Licia Satirico per il Simplicissimus

Per Bobo Maroni, barbaro sognante diviso tra la fedeltà a Bossi e la voglia di libertà, sembra giunto il momento della gloria: dalla sua pagina Facebook l’ex ministro degli interni prende in giro la vicepresidente del Senato e il suo amico-poliziotto-cantante-bodyguard, invocando una catartica pulizia di primavera. Pulizia è in effetti un termine riduttivo, tra appelli all’unità del partito, ribellioni della base, confessioni vendicative di segretarie mobbizzate e sfoghi tardivi di autisti-finanziatori. Dal feuilleton Lega emerge un malaffare complesso fatto di vizi privati e pubblici Suv, figli incontentabili, proclami xenofobi e investimenti tanzanici, titoli di studio immaginari e prezzolati, denaro occulto, occultismo danaroso e ristrutturazioni proditorie.

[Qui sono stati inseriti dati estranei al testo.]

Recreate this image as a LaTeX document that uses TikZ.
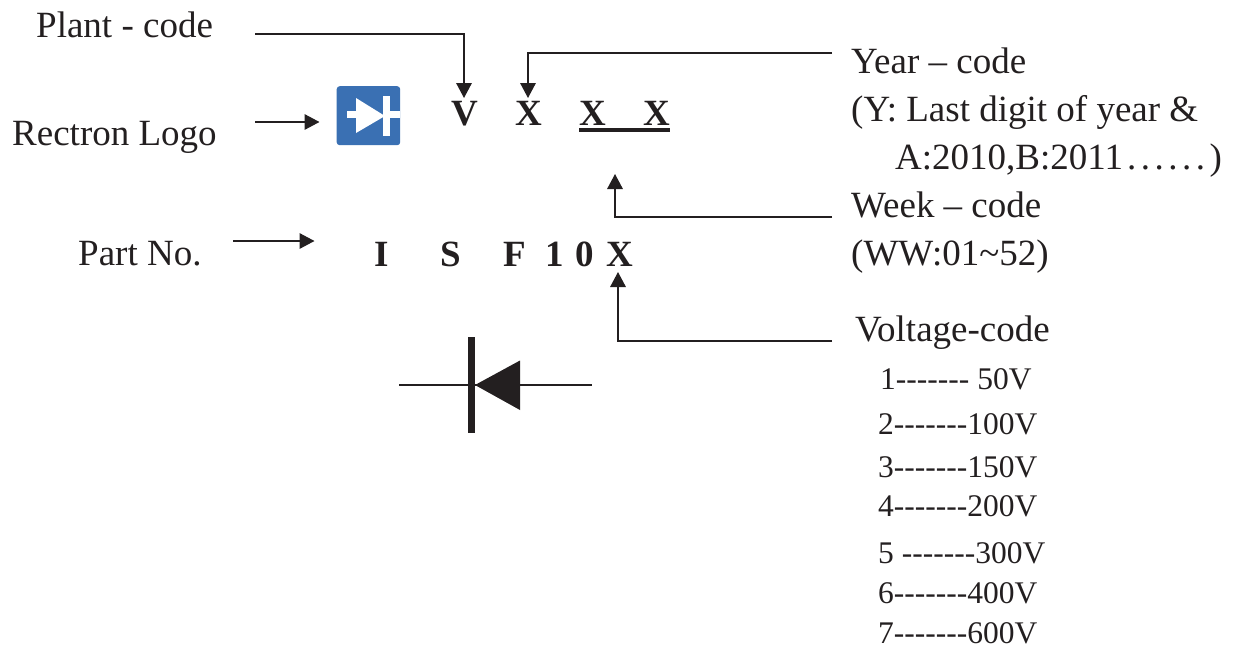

Triumviro alla guida del partito con Calderoli e la Dal Lago, Maroni si prepara a raccogliere l’eredità di un partito contaminato dagli stessi vizi della mitica Roma Ladrona. Resta da capire se Maroni sia un puro, un ignaro o un ingenuo. Lo scorso anno l’ex ministro si lanciò in una polemica con Roberto Saviano, dicendosi offeso dalle “parole infamanti” dello scrittore sulla presenza politica ed economica della ‘ndrangheta in Lombardia. Parole “frutto di un evidente pregiudizio verso la Lega”, a detta di Maroni, secondo cui la criminalità organizzata ha ancora una forte connotazione regionale: un po’ come certi movimenti politici secessionisti, insomma. Niente mafia al nord: solo efficientismo, celodurismo e un po’ di razzismo d’accatto, perché non esiste deterrente più potente della Lega rispetto a una criminalità che vive di amministrazioni compiacenti e corrotte. A Matrix l’ex titolare del Viminale dichiarava: «la Lega è il partito degli onesti. Non sopporto la generalizzazione di chi butta fango su di me e sul mio partito senza avere la possibilità di dimostrare che quello che dice è vero».

La polemica, si sa, finì a strette di mano e pacche sulle spalle: invitato a partecipare alla trasmissione di Saviano, Maroni ammise a denti stretti che qualche rischio di infiltrazione della criminalità organizzata al nord c’era, ma rassicurò gli italiani sulla presenza paterna e combattiva dello Stato.
Beh, Maroni si sbagliava, e oggi sappiamo fino a che punto: il tesoriere della Lega Belsito era in contatto con ‘ndranghetisti del temutissimo clan De Stefano. Mazzette e rimborsi elettorali confluivano nei proventi di estorsioni e grandi traffici internazionali. Intermediario tra leghisti e ‘ndranghetisti era, tra gli altri, un avvocato vero come la laurea di Rosi Mauro, tal Bruno Mafrici, consulente del Consiglio dei Ministri ai tempi non lontani in cui Belsito era sottosegretario del ministero della Semplificazione normativa. Erano gli stessi tempi in cui Maroni era ministro degli Interni e non si accorgeva di nulla. O non sapeva nulla, da sognatore quale si dichiara.
Sul rapporto tra sogni e politica nell’epoca dei “tecnici” si potrebbe discutere, se solo non ci fossero ben altri nodi da sciogliere. Sarà perché sognatore leghista suona ossimorico, fatto sta che è difficile immaginare un ex ministro che vive ai margini del suo partito, ignaro di irregolarità contabili e di gestioni allegre del denaro pubblico. Non si comprende se Maroni ci è o ci fa, se la pulizia che invoca sia un uragano destinato a travolgere i monconi del Carroccio o solo un tentativo disperato di salvare il salvabile prima delle elezioni amministrative: la crisi della Lega è tra la tempesta shakespeariana e lo Sturm und ‘ndrangheta, e non si sa cosa ne verrà fuori.

Se la magistratura dovesse confermare le gravissime ipotesi di reato in corso di accertamento, potremo registrare un caso più unico che raro di collaborazione tra criminalità organizzata e disorganizzata. Starà a noi cercare di capire se si sia realizzata un’infiltrazione della ‘ndrangheta nella Lega o della Lega nella ‘ndrangheta: nel primo caso avremo un paradosso culturale del Carroccio, i cui affari erano cogestiti da noti terroni; nel secondo un paradosso subculturale delle ‘ndrine, costrette ad accettare partner in camicia verde pur di fare affari. La criminalità organizzata non è xenofoba, gestisce al centesimo i suoi bilanci senza possibilità di errori e controlla il territorio con efficienza impressionante. Ma tutto questo Bobo non lo sa.